Он-то догадывался, но помалкивал.
— За последнее время ты у меня что-то немного возомнил о себе, вот и бросила я тебя, чтоб дать тебе почувствовать себя несчастным, так как счастливому и везучему человеку... Короче говоря Иванэ, будешь умником — я буду твоей, — и спросила:
— А хочешь, сведу тебя к Шах-Аббасу, якобы великому?
— Уух, очень!
Мигом позабыв о всякой усталости, он, вновь исполненный надежды и сил, подхватил ее на руки:
— Куда пойдем? Куда тебя отнести...
На руках у него была трудная, красивая какой-то зловещей красотой женщина Маико; она глянула на него снизу вверх вроде бы с сомнением, а этот Иванэ переспросил снова:
— Куда тебя взять?
Он думал, что она укажет на ту широкую, удобную дорогу, что вела под уклон, к городу, но Маико, обхватившая его одной рукой вокруг шеи, протянула заостренные пальцы второй руки к тому сияющему подле вершины высокой горы свету:
— Воон туда.
Трудный
С почтительным благоговением посвящаю Гураму Асатиани — человеку, которого, среди множества прочих заслуг и достоинств, всегда отличал взволнованный интерес к удивительным причудам грузинского характера.

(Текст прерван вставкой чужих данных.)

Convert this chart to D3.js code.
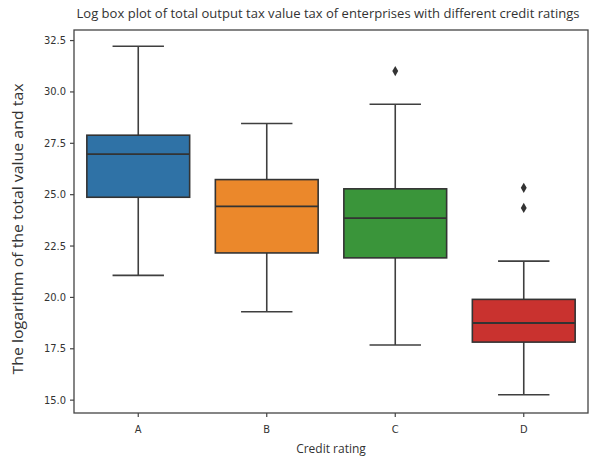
<!DOCTYPE html>
<html>
<head>
<meta charset="utf-8">
<script src="https://cdn.jsdelivr.net/npm/d3@7"></script>
<style>
  body { margin: 0; background: #fff; }
  svg text { font-family: "Open Sans", "Noto Sans", sans-serif; fill: #333; }
</style>
</head>
<body>
<svg id="chart" width="590" height="459"></svg>
<script>
// data
var ratings = ["A", "B", "C", "D"];
var whiskerLow  = [21.05, 19.28, 17.66, 15.24];
var q1          = [24.85, 22.14, 21.90, 17.80];
var median      = [26.95, 24.41, 23.83, 18.73];
var q3          = [27.87, 25.71, 25.26, 19.88];
var whiskerHigh = [32.20, 28.44, 29.38, 21.74];
var outliers    = [[], [], [30.99], [25.31, 24.33]];
var colors = ["#2f72a6", "#eb882b", "#3a953a", "#c9322f"];
var yTicks = [15, 17.5, 20, 22.5, 25, 27.5, 30, 32.5];

var svg = d3.select("#chart");
var margin = {left: 74, right: 2, top: 30, bottom: 46};
var width = 590 - margin.left - margin.right,
    height = 459 - margin.top - margin.bottom;

var g = svg.append("g").attr("transform", "translate(" + margin.left + "," + margin.top + ")");

var x = d3.scaleBand().domain(ratings).range([0, width]).padding(0);
var y = d3.scaleLinear().domain([14.35, 32.99]).range([height, 0]);

var boxW = x.bandwidth() * 0.8,
    capW = boxW * 0.5,
    lineCol = "#3f3f3f";

var boxes = ratings.map(function(r, i) {
  return {r: r, lo: whiskerLow[i], q1: q1[i], med: median[i], q3: q3[i], hi: whiskerHigh[i], out: outliers[i], c: colors[i]};
});

var bg = g.selectAll(".box").data(boxes).enter().append("g")
    .attr("class", "box")
    .attr("transform", function(d) { return "translate(" + (x(d.r) + x.bandwidth() / 2) + ",0)"; });

// whiskers
bg.append("line").attr("x1", 0).attr("x2", 0)
    .attr("y1", function(d) { return y(d.hi); }).attr("y2", function(d) { return y(d.q3); })
    .attr("stroke", lineCol).attr("stroke-width", 1.6);
bg.append("line").attr("x1", 0).attr("x2", 0)
    .attr("y1", function(d) { return y(d.q1); }).attr("y2", function(d) { return y(d.lo); })
    .attr("stroke", lineCol).attr("stroke-width", 1.6);
bg.append("line").attr("x1", -capW / 2).attr("x2", capW / 2)
    .attr("y1", function(d) { return y(d.hi); }).attr("y2", function(d) { return y(d.hi); })
    .attr("stroke", lineCol).attr("stroke-width", 1.6);
bg.append("line").attr("x1", -capW / 2).attr("x2", capW / 2)
    .attr("y1", function(d) { return y(d.lo); }).attr("y2", function(d) { return y(d.lo); })
    .attr("stroke", lineCol).attr("stroke-width", 1.6);

// box + median
bg.append("rect")
    .attr("x", -boxW / 2).attr("width", boxW)
    .attr("y", function(d) { return y(d.q3); })
    .attr("height", function(d) { return y(d.q1) - y(d.q3); })
    .attr("fill", function(d) { return d.c; })
    .attr("stroke", "#333").attr("stroke-width", 1.6);
bg.append("line").attr("x1", -boxW / 2).attr("x2", boxW / 2)
    .attr("y1", function(d) { return y(d.med); }).attr("y2", function(d) { return y(d.med); })
    .attr("stroke", "#333").attr("stroke-width", 1.8);

// outliers (diamonds)
bg.selectAll(".out").data(function(d) { return d.out; }).enter().append("path")
    .attr("class", "out")
    .attr("d", d3.symbol().type(d3.symbolDiamond).size(30))
    .attr("transform", function(v) { return "translate(0," + y(v) + ")"; })
    .attr("fill", "#333");

// axes
var yAxis = g.append("g").call(d3.axisLeft(y).tickValues(yTicks).tickFormat(d3.format(".1f")).tickSize(4).tickPadding(4));
var xAxis = g.append("g").attr("transform", "translate(0," + height + ")")
    .call(d3.axisBottom(x).tickSize(4).tickPadding(8));
[yAxis, xAxis].forEach(function(a) {
  a.select(".domain").remove();
  a.selectAll(".tick line").attr("stroke", "#444").attr("stroke-width", 1.2);
  a.selectAll(".tick text").attr("fill", "#333").style("font-size", "11px")
    .style("font-family", "'DejaVu Sans Condensed', 'DejaVu Sans', sans-serif");
});

// frame
g.append("rect").attr("width", width).attr("height", height)
    .attr("fill", "none").attr("stroke", "#444").attr("stroke-width", 1.3);

// labels
svg.append("text").attr("x", 328).attr("y", 18)
    .attr("text-anchor", "middle").style("font-size", "12.5px")
    .attr("textLength", 503).attr("lengthAdjust", "spacingAndGlyphs")
    .text("Log box plot of total output tax value tax of enterprises with different credit ratings");
svg.append("text").attr("x", margin.left + width / 2).attr("y", 453)
    .attr("text-anchor", "middle").style("font-size", "12px")
    .text("Credit rating");
svg.append("text").attr("transform", "translate(23,229) rotate(-90)")
    .attr("text-anchor", "middle").style("font-size", "14px")
    .attr("textLength", 291).attr("lengthAdjust", "spacingAndGlyphs")
    .text("The logarithm of the total value and tax");
</script>
</body>
</html>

— Что-то такое мне хочется сделать, а что, я и сам не знаю, — сказал затем Ушанги.
— Да брось ты, давай лучше дерябни, парень, сколько можно смотреть на полный стакан.
Стакан у нас был всего один.
— Если выпью, еще больше захочется.
— А ты возьми и сделай.
— Знал бы я, чего хочу.
— Что ж мне тогда с тобой делать?
— Да тебе-то что, тебе ничего, — нахмурился Ушанги.
И добавил следом: — Энергию мне девать некуда.
Ушанги было некуда девать энергию.
1А вообще-то он считал себя человеком, заслуженно обойденным судьбой. И, возможно, был прав, потому что давненько уже то ли сам связался с одной не раз побывавшей замужем женщиной, некой Дареджан, то ли она ему навязалась, — этого в точности никто не знал, — одно только было достоверно: все, так или иначе считали их парой. Разобраться в их отношениях было довольно непросто: если перед другими он ее поносил, то в лицо ласково называл Дарико, Даро, Дареджан; если за глаза на чем свет стоит крыл ее предков-«создателей», то ей самой клялся в верности; так же, как и место службы Дареджан, какой-то химкомбинат на людях именовал не иначе как «Ядокомбинатом», ибо терпеть не мог химию и все тому подобное, а перед самой Дареджан расхваливал — хорошая, мол, у тебя работа. Все это было крайне удивительно, потому что Ушанги никак не был по натуре двуличным; но еще более нас поражало, что, отнюдь не будучи двуличным, он был многоликим и, любил, если не что другое, то страшно любил разводить всякие байки: «Отправилась Камар-дева за Этери — та, сказывают, прослышав о болезни Бадри, удрала от свекрови, вошла в сад Амирана, села под чинарой и ну плакать, лить слезы; наплакалась вдосталь, притомилась и уснула; пришла сюда! же и Нестан, а Золодув возьми да отомкни хрустальный...»[59] — но мы его не очень-то слушали.